As Dave discusses, the owner of a site that primarily consists of user-generatred conent is in a quandary. DMCA, in one way of looking at it, was intended to get the ISP out of a customer-relations problem by allowing it (forcing it, in effect) to take a hostile act against what was perceived as an infinitesimally small percentage of customers. What happens when a large percentage of (until recently, loyal) customers are using the site to commit what is arguably an overt illegal act. The choice may be between being sued by powerful copyright owners and alienating many customers (in a market where there are no shrotage of competitors).

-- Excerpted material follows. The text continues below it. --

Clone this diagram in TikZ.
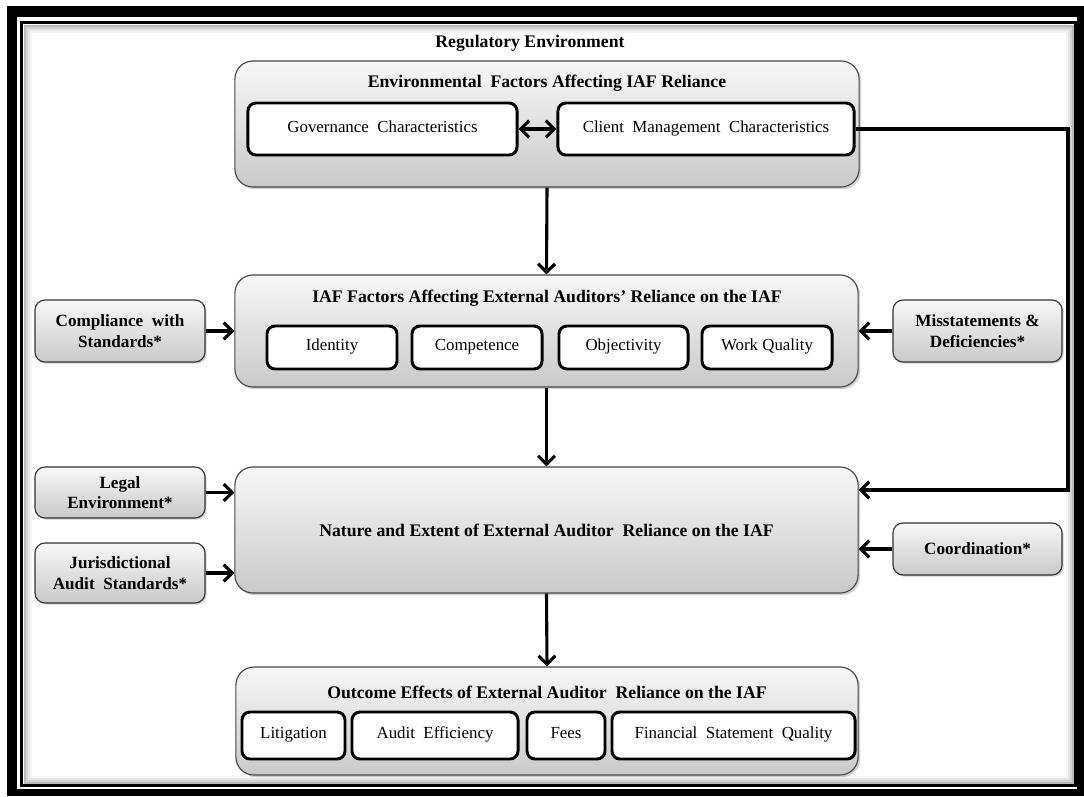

Now, it may be the case that Digg’s risk here is manageable. The decryption key, we are told, is obsolete, and perhaps the key’s owner is not motivated to sue Digg out of business. But the general problem is this. As Dave points out, not only might be a certain percentage of the users in user-generated content world, be actively hostile to copyright, they have a proprietary sense with regard to sites that consist mostly of UGC (not that YouTube split the Google money with them). The UGC site owner is caught between a rock and a hard place. Dave suggests one possible approach.